If there is one common experience that united every American old enough to remember, it was the terrorist attacks on September 11th. Two decades later, as communities throughout the South Coast gathered to honor those lost that day, people still recall exactly where they were the moment they heard about the deadliest terrorist attack in history, which left nearly 3,000 dead and resulted in more than 25,000 injuries.
“We remember how we felt. The rage, the sadness,” said New Bedford Mayor Jon Mitchell to a crowd gathered outside the steps of City Hall. “But we also remember what it felt like in the aftermath, when everyone wanted to do something to help.”
The day carries with it an insurmountable loss for civilians, emergency responders and military personnel alike. During the local ceremonies, emergency responders noted that the attacks were the single deadliest incident for firefighters and police officers.
“Like many of you, the details of the day are etched into my memory,” said New Bedford Police Chief Paul Oliveira, recounting the 72 police officers who died during the response effort. “But just as I remember the horrors of September 11th, I remember a day that was just as important to acknowledge: September 12th. I remember the entire nation coming together – first to mourn, then to unite.”
“As Americans, we felt closer to one another, we greeted each other more, we began to look out for one another. We were all connected by the pain of shared trauma and galvanized by the resolve to make our country stronger,” Chief Oliveira said. “The unity we displayed – I remember it all.”

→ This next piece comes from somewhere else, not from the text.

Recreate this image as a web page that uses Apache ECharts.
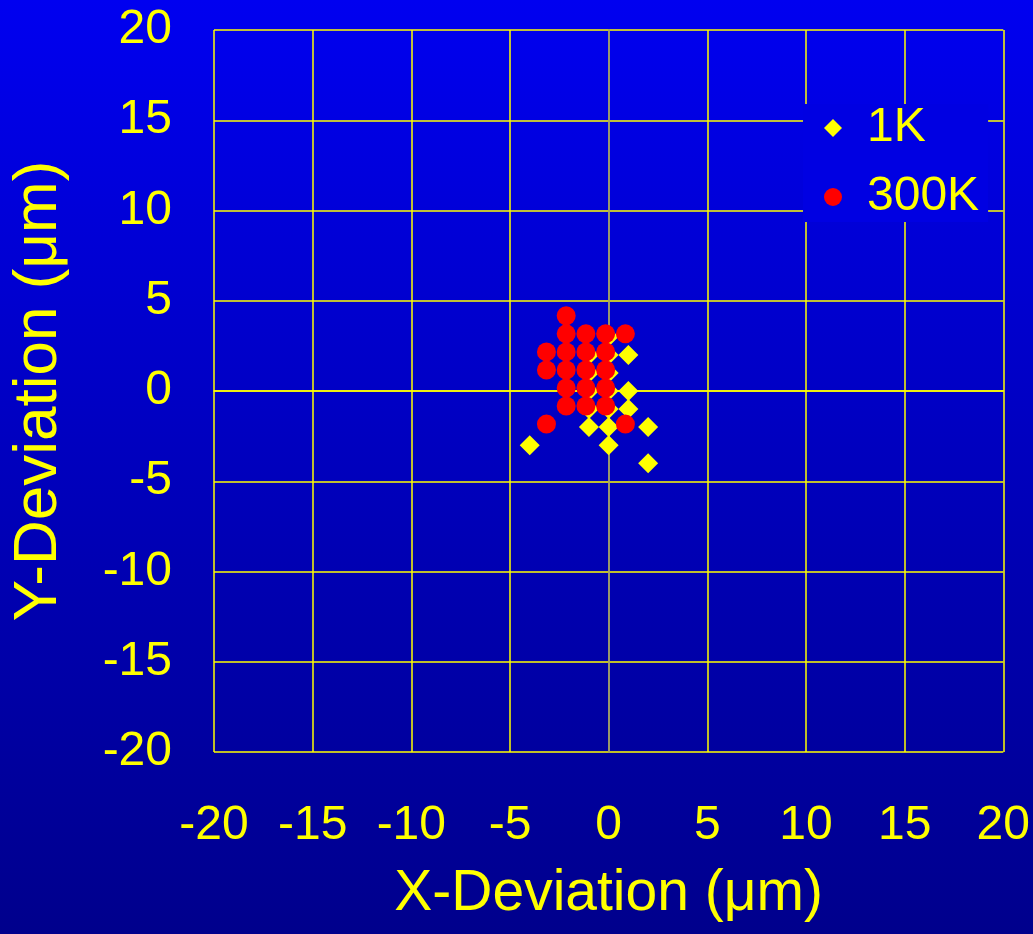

While most South Coast communities held a formal remembrance ceremony, some honored the dead in their own way. Earlier that morning, about two dozen firefighters gathered at the bleachers outside Old Rochester Regional High School. The group, which was comprised of firefighters from the tri-town region, climbed the stairs 110 times – the number of stories of the World Trade Center. Each participant was in full gear and carried with them the names of the 343 fallen firefighters.
For Roy Oliveira, the day brought back personal memories. Oliveira was working in Washington, D.C. on September 11th at the Defense Intelligence Agency (DIA). Oliveira, who served as Dartmouth’s Veterans’ Service Officer from 2010 to 2018, was in a training course that morning when news poured in about the World Trade Center. Not long thereafter, a third plane struck the western side of the Pentagon, killing 125 people in the building and all 64 passengers on board.
“I was making my way outside when I heard the roar of the airplane coming down,” said Oliveira. “I didn’t see it, but I heard it hit the Pentagon. Then all I could see was a plume of black smoke.”
Oliveira’s colleague, Rosa Maria Chapa, whose federal career spanned 31 years, was among the causalities – a fact he didn’t learn until weeks later when the names of the victims were released. While they never met in person, the two had enough correspondences over the phone and email to form a bond.
“She had plans to retire at the end of that year. She wanted to spend more time with her grandkids,” said Oliveira. “On 9/11, that always hits me.”
Some announcements were also made at the local remembrance ceremonies. Mayor Mitchell announced that he asked Christopher Gomes, the director of Veterans’ Services, and the City’s Veteran’s Advisory Board to establish a “fitting and appropriate monument for the residents of Greater New Bedford who served in the nation’s armed forces in the post-9/11 conflicts.”
“As the City and region that has stepped forward when the nation has called throughout its history, a tribute to this generation’s sacrifice is in keeping with our core values,” said Mitchell.”
In Acushnet, where 10 years ago a 9/11 memorial was installed outside the fire station on Russell Street, Fire Chief Kevin Gallagher announced the hire of a new call firefighter. During the evening ceremony, Gallagher called upon Benjamin Sonnenburg, who was months old on Sept. 11, 2001. Members of the audience applauded as Sonnenburg signed his employment papers.
Immediately after, Acushnet firefighters rang a bell to honor those who died two decades ago.